*Direction*:
Gather from the material every line that contains the string "with".

*Listed entries*:
————————
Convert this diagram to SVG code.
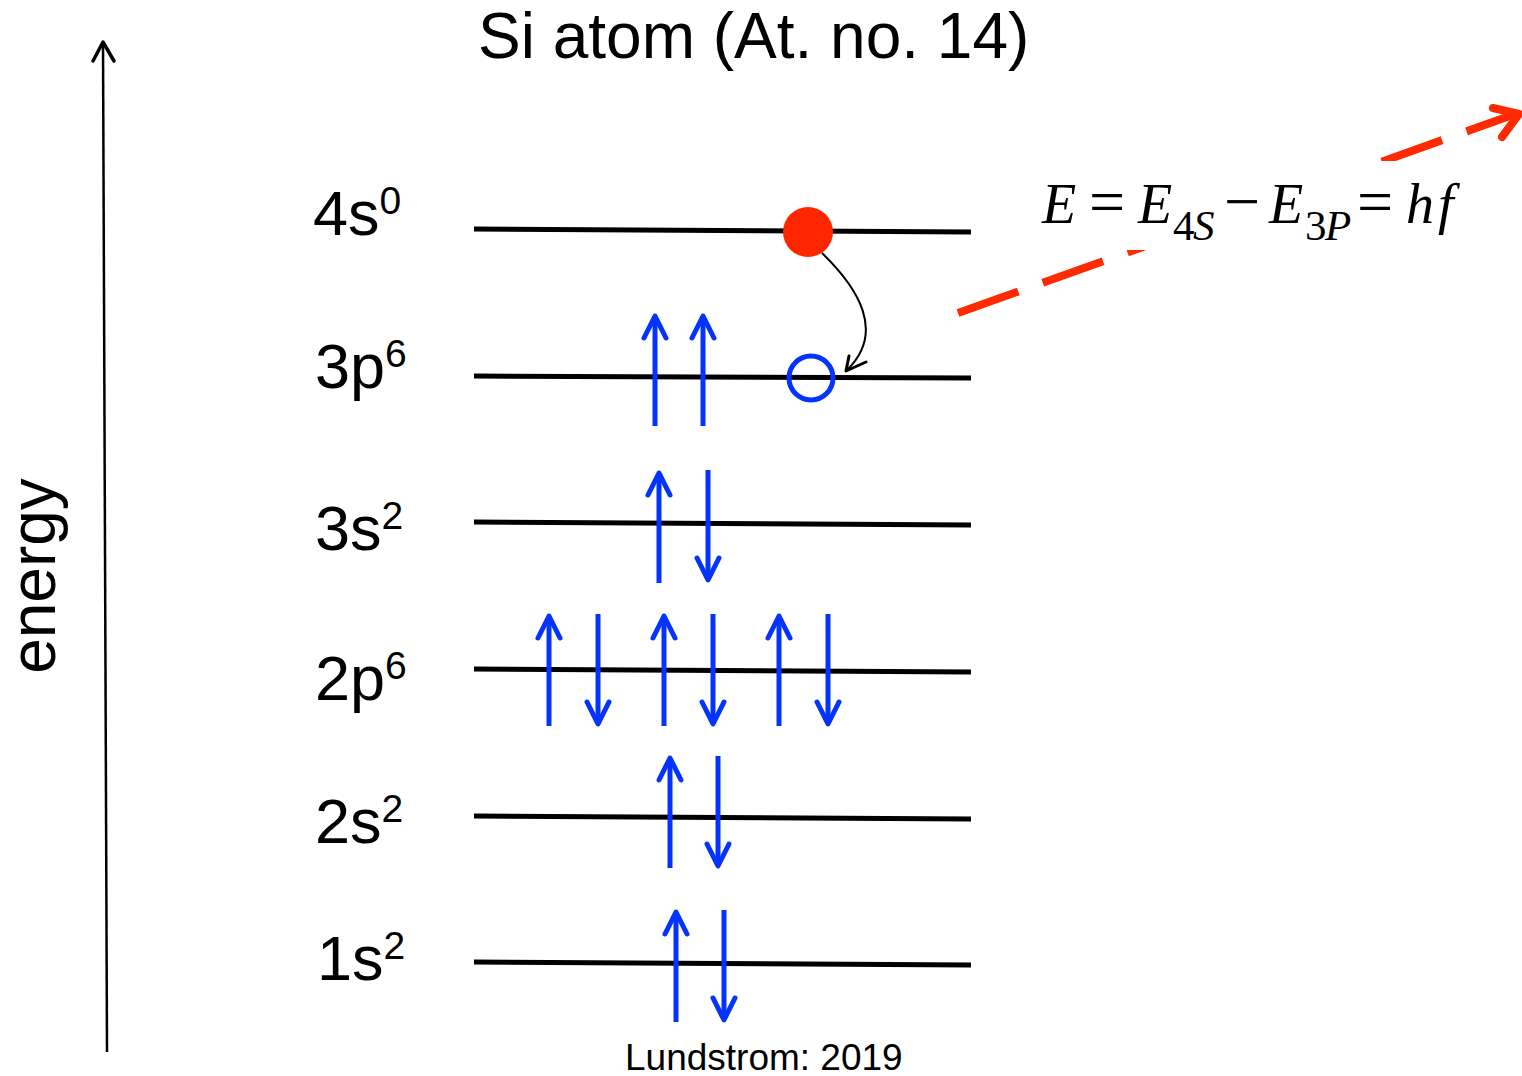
<svg xmlns="http://www.w3.org/2000/svg" width="1522" height="1076" viewBox="0 0 1522 1076">
<style>
.sans{font-family:"Liberation Sans",Arial,sans-serif;fill:#000}
.lbl{font-size:63px}
.sup{font-size:39px}
.lvl{stroke:#000;stroke-width:5;fill:none}
.spin{stroke:#0433ff;stroke-width:5;fill:none;stroke-linecap:butt}
.head{stroke:#0433ff;stroke-width:5;fill:none;stroke-linecap:round;stroke-linejoin:round}
.eq{font-family:"Liberation Serif","Times New Roman",serif;fill:#000}
.it{font-style:italic}
.op{font-size:64px}
</style>
<rect width="1522" height="1076" fill="#fff"/>
<defs>
<g id="up"><line class="spin" x1="0" y1="110" x2="0" y2="2"/><polyline class="head" points="-11,22 0,0 11,22"/></g>
<g id="dn"><line class="spin" x1="0" y1="0" x2="0" y2="108"/><polyline class="head" points="-11,88 0,110 11,88"/></g>
</defs>

<g id="title"><text class="sans" x="478" y="58" font-size="64">Si atom (At. no. 14)</text></g>

<g id="energy-axis">
<line x1="107" y1="1052" x2="103" y2="43" stroke="#000" stroke-width="2.5"/>
<polyline points="93,61 103,42 114,61" fill="none" stroke="#000" stroke-width="3.5" stroke-linecap="round" stroke-linejoin="round"/>
<text class="sans" font-size="64" text-anchor="middle" transform="translate(55,576) rotate(-90)">energy</text>
</g>

<g id="levels">
<g id="level-4s"><line class="lvl" x1="474" y1="229" x2="971" y2="232"/><text class="sans lbl" x="313" y="235">4s<tspan class="sup" dy="-21">0</tspan></text></g>
<g id="level-3p"><line class="lvl" x1="474" y1="376" x2="971" y2="378"/><text class="sans lbl" x="315" y="388">3p<tspan class="sup" dy="-21">6</tspan></text></g>
<g id="level-3s"><line class="lvl" x1="474" y1="522" x2="971" y2="525"/><text class="sans lbl" x="315" y="550">3s<tspan class="sup" dy="-21">2</tspan></text></g>
<g id="level-2p"><line class="lvl" x1="474" y1="669" x2="971" y2="672"/><text class="sans lbl" x="315" y="700">2p<tspan class="sup" dy="-21">6</tspan></text></g>
<g id="level-2s"><line class="lvl" x1="474" y1="816" x2="971" y2="819"/><text class="sans lbl" x="315" y="843">2s<tspan class="sup" dy="-21">2</tspan></text></g>
<g id="level-1s"><line class="lvl" x1="474" y1="962" x2="971" y2="965"/><text class="sans lbl" x="317" y="980">1s<tspan class="sup" dy="-21">2</tspan></text></g>
</g>

<g id="electrons">
<use href="#up" x="655" y="316"/>
<use href="#up" x="703" y="316"/>
<use href="#up" x="659" y="473"/>
<use href="#dn" x="708" y="470"/>
<use href="#up" x="549" y="616"/>
<use href="#dn" x="598" y="614"/>
<use href="#up" x="664" y="616"/>
<use href="#dn" x="713" y="614"/>
<use href="#up" x="779" y="616"/>
<use href="#dn" x="828" y="614"/>
<use href="#up" x="670" y="758"/>
<use href="#dn" x="718" y="756"/>
<use href="#up" x="676" y="912"/>
<use href="#dn" x="724" y="910"/>
</g>

<g id="connectors">
<g id="photon">
<line x1="958" y1="313" x2="1518" y2="113" stroke="#ff2a00" stroke-width="8" stroke-dasharray="64 26"/>
<polyline points="1493,108 1519,114 1502,137" fill="none" stroke="#ff2a00" stroke-width="8" stroke-linecap="round" stroke-linejoin="round"/>
</g>
<g id="transition">
<path d="M822,253 C858,288 886,332 847,370" fill="none" stroke="#000" stroke-width="2"/>
<polyline points="849,356 846,371 866,362" fill="none" stroke="#000" stroke-width="3" stroke-linecap="round" stroke-linejoin="round"/>
</g>
</g>

<g id="electron"><circle cx="808" cy="232" r="25" fill="#ff2600"/></g>
<g id="hole"><circle cx="811" cy="378" r="22" fill="none" stroke="#0433ff" stroke-width="5"/></g>

<g id="equation">
<rect x="1040" y="161" width="425" height="89" fill="#fff"/>
<text class="eq" font-size="56" y="223">
<tspan class="it" x="1042">E</tspan><tspan class="op" x="1089">=</tspan><tspan class="it" x="1138">E</tspan><tspan class="op" x="1224">−</tspan><tspan class="it" x="1269">E</tspan><tspan class="op" x="1357">=</tspan><tspan class="it" x="1406" letter-spacing="4">hf</tspan>
</text>
<text class="eq" font-size="43" y="240">
<tspan x="1173">4</tspan><tspan class="it" x="1193">S</tspan><tspan x="1305">3</tspan><tspan class="it" x="1325">P</tspan>
</text>
</g>

<g id="credit"><text class="sans" x="625" y="1070" font-size="37">Lundstrom: 2019</text></g>
</svg>
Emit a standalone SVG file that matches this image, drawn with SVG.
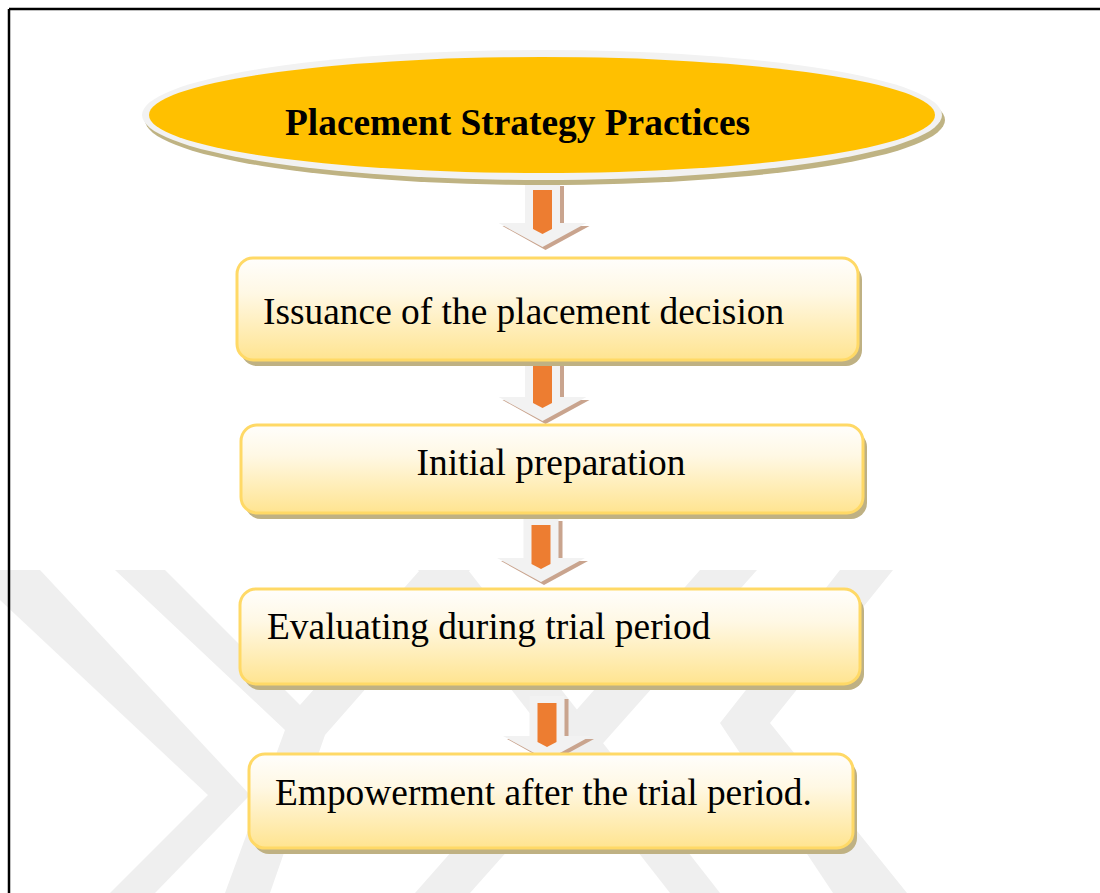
<svg xmlns="http://www.w3.org/2000/svg" width="1100" height="893" viewBox="0 0 1100 893">
  <style>
    .wm { fill: #efefef; }
    .frame { stroke: #000; stroke-width: 2.5; fill: none; }
    .box { fill: url(#boxGrad); stroke: #ffd966; stroke-width: 3; }
    .boxShadow { fill: #bfb183; }
    .label { font-family: "Liberation Serif", "Times New Roman", serif; font-size: 37.4px; fill: #000; }
    .title { font-family: "Liberation Serif", "Times New Roman", serif; font-size: 37.4px; font-weight: bold; fill: #000; }
  </style>
  <defs>
    <linearGradient id="boxGrad" x1="0" y1="0" x2="0" y2="1">
      <stop offset="0" stop-color="#fffefc"/>
      <stop offset="0.35" stop-color="#fff8e4"/>
      <stop offset="1" stop-color="#ffe490"/>
    </linearGradient>
    <g id="arrow">
      <path d="M-14.5,3 H21.5 V43 H47 L3,67 L-40,43 H-14.5 Z" fill="#c9a48e"/>
      <path d="M-17.5,0 H17.5 V40 H44 L0,64 L-44,40 H-17.5 Z" fill="#f2f2f2"/>
      <path d="M-9.5,7 H9.5 V46 L0,51 L-9.5,46 Z" fill="#ed7d31"/>
    </g>
  </defs>

  <rect x="0" y="0" width="1100" height="893" fill="#ffffff"/>

  <g id="watermark">
    <polygon class="wm" points="0,570 40,570 250,795 155,893 110,893 208,795 0,600"/>
    <polygon class="wm" points="115,570 165,570 300,705 420,570 470,570 325,735 270,893 225,893 285,730"/>
    <polygon class="wm" points="418,570 468,570 720,893 670,893"/>
    <polygon class="wm" points="700,570 757,570 470,893 415,893"/>
    <polygon class="wm" points="840,570 893,570 770,723 907,893 833,893 720,723"/>
  </g>

  <g id="frame">
    <line class="frame" x1="9" y1="9" x2="1100" y2="9"/>
    <line class="frame" x1="9" y1="9" x2="9" y2="893"/>
  </g>

  <g id="connectors">
    <use href="#arrow" transform="translate(542.5,183)"/>
    <use href="#arrow" transform="translate(542.5,357)"/>
    <use href="#arrow" transform="translate(541,518)"/>
    <use href="#arrow" transform="translate(547,696)"/>
  </g>

  <g id="title">
    <ellipse cx="545" cy="120" rx="400" ry="65" fill="#bfb383"/>
    <ellipse cx="542" cy="115" rx="400" ry="65" fill="#f2f2f2"/>
    <ellipse cx="542" cy="115" rx="393" ry="58" fill="#ffc000"/>
    <text class="title" x="285" y="135">Placement Strategy Practices</text>
  </g>

  <g id="node1">
    <rect class="boxShadow" x="241" y="264" width="621" height="102" rx="16"/>
    <rect class="box" x="237" y="258" width="621" height="102" rx="16"/>
    <text class="label" x="263" y="324">Issuance of the placement decision</text>
  </g>

  <g id="node2">
    <rect class="boxShadow" x="245" y="431" width="622" height="88" rx="16"/>
    <rect class="box" x="241" y="425" width="622" height="88" rx="16"/>
    <text class="label" x="551" y="475" text-anchor="middle">Initial preparation</text>
  </g>

  <g id="node3">
    <rect class="boxShadow" x="244" y="595" width="620" height="95" rx="16"/>
    <rect class="box" x="240" y="589" width="620" height="95" rx="16"/>
    <text class="label" x="267" y="639">Evaluating during trial period</text>
  </g>

  <g id="node4">
    <rect class="boxShadow" x="253" y="760" width="604" height="94" rx="16"/>
    <rect class="box" x="249" y="754" width="604" height="94" rx="16"/>
    <text class="label" x="275" y="805">Empowerment after the trial period.</text>
  </g>
</svg>
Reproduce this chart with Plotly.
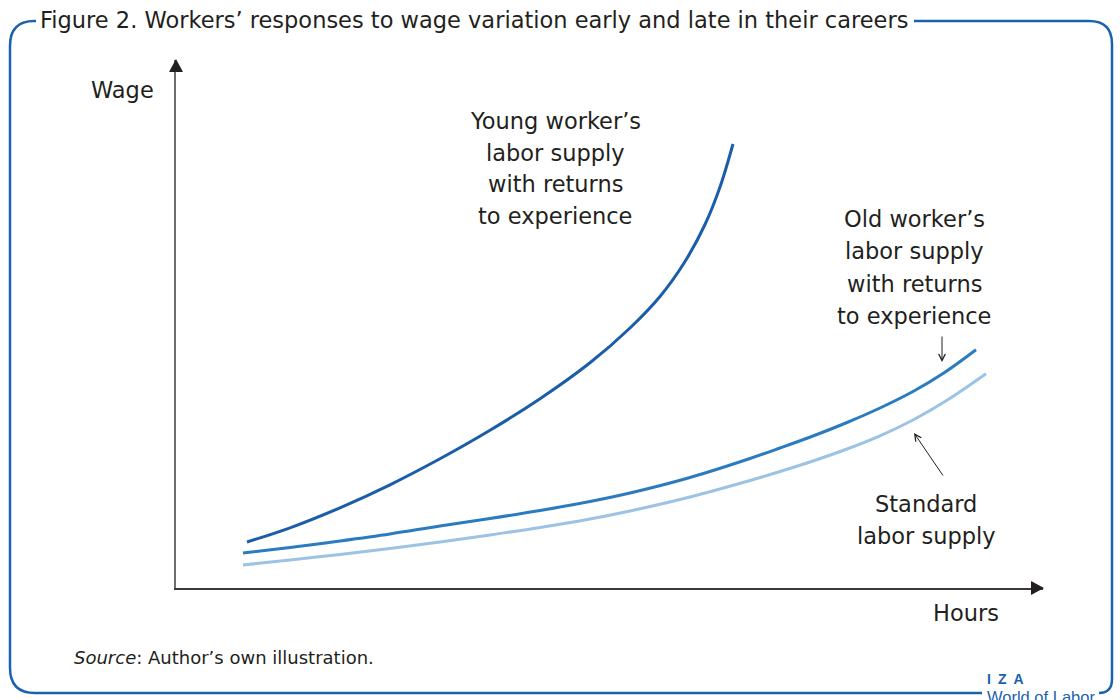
————————
*Answer in full*:
Emit a standalone SVG file that matches this image, drawn with SVG.
Reproduce this chart with Plotly.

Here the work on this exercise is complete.